Student: Enterprise Architecture and Foundation Project Essay

Submitted By brandy999
Words: 555
Pages: 3

Case 3:
Government of Alberta Canada – Enterprise Architecture

Situation:

The government of Alberta, Canada spends more than $340 million per year on IT and employs more than 26,000 staff in 24 ministries. The Government of Alberta Foundation Project was launched in September 2001, to establish EA as part of Premier Ralph Klein's call for increased cross-government initiatives.

Key aspects of the Government of Alberta Enterprise Architecture (GAEA) include a comprehensive, top-down approach; performance metrics designed up front; and priorities established for common services.

By December 2002, the Alberta Foundation Project built a team of more than 130 staff, including a core team with experts from IBM Global Services, governance committees, subject matter experts and extended business contacts. They defined business, application, data, technology and security architectures; implemented a custom-built central repository; created a governance model; conducted a gap assessment; and created a plan for the transition to future state architectures.

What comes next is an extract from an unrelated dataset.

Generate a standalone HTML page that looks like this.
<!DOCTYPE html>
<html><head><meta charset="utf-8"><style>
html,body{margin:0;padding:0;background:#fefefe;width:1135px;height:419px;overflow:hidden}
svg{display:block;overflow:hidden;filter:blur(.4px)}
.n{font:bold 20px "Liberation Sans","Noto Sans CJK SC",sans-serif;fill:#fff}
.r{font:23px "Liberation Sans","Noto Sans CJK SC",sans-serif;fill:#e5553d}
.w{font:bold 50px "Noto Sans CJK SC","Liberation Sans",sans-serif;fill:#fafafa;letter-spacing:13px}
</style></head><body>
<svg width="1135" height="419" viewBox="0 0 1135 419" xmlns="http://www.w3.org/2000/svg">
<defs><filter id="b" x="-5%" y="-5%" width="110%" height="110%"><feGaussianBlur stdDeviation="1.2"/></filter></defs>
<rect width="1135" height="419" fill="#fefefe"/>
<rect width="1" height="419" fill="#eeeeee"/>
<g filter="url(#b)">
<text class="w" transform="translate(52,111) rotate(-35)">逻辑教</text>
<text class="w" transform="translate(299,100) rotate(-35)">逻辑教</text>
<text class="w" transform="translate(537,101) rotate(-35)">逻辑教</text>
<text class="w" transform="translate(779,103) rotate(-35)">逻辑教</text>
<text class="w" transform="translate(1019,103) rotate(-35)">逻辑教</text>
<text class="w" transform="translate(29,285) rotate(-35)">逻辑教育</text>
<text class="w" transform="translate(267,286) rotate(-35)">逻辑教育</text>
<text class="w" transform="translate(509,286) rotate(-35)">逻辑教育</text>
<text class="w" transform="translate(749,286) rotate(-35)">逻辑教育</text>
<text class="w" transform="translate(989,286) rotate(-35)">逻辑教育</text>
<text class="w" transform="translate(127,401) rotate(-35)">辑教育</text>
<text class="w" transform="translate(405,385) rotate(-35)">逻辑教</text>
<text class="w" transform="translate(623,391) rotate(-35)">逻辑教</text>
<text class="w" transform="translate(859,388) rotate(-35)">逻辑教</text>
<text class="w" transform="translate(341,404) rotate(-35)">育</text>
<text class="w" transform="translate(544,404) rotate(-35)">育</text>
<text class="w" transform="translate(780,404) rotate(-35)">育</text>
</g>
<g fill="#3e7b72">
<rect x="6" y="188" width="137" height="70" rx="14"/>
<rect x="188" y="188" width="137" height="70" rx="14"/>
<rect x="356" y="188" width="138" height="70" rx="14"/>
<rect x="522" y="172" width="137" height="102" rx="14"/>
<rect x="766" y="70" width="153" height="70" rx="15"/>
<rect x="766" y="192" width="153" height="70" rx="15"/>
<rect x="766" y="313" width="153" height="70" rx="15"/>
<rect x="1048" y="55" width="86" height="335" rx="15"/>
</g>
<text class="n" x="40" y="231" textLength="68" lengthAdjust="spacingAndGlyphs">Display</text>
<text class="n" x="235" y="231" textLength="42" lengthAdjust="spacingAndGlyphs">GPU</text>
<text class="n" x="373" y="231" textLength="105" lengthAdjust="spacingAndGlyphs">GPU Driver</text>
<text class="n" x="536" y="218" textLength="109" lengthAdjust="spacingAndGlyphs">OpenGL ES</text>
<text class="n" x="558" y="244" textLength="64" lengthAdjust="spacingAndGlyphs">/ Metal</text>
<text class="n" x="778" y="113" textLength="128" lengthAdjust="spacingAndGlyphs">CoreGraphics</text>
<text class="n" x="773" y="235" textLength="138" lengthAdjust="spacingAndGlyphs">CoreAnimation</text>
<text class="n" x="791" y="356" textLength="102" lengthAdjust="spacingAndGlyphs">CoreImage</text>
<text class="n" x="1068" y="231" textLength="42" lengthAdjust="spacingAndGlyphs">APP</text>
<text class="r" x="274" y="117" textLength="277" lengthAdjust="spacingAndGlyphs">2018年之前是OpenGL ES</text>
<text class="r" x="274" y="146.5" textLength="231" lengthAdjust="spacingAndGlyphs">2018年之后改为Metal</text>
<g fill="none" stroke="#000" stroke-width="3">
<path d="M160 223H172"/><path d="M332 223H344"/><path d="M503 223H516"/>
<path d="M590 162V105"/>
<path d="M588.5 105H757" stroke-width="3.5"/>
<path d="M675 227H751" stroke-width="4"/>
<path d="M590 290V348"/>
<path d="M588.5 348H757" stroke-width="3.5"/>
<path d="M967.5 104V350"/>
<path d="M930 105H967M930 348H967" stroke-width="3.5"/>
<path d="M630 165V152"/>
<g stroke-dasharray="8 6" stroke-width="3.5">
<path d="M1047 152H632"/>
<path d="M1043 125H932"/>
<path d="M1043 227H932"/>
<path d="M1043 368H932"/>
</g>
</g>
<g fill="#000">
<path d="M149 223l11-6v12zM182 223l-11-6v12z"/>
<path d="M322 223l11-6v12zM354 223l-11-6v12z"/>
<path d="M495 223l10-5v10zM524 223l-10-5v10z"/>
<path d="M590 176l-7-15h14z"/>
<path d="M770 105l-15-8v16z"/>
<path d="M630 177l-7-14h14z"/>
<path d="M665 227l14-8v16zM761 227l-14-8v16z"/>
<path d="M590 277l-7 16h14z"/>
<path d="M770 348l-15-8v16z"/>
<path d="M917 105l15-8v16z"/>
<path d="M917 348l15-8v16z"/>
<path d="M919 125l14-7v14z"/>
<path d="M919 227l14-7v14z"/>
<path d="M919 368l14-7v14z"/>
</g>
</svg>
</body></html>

From the outset, the team defined a capability maturity model and a balanced scorecard to track progress. In addition, the architecture team's analysis of each ministry's business processes identified 106 common business areas; 73 shareable areas in the data architecture; 69 application components; and 101 technology services as targets for development, standardization and sharing.

The foundation project laid the groundwork for rationalization of business processes and IT resources across governmental silos. The architecture provides a vehicle for continued work to streamline services and reuse assets.

Alberta's program has three chief notable characteristics.

First, it has a formal, highly visible foundation for change. The GAEA is a classic example of a Zachman-influenced EA program that is very large in scope. The foundation project was managed like a well oiled machine, with detailed planning and metrics.

Second, its governance model lacks teeth. According to John Chandler, Alberta's chief enterprise architect, governance of alignment with the architecture is "more mandate than authority." The core architecture team must work to overcome the "what's in it for me?" attitude of skeptical project sponsors.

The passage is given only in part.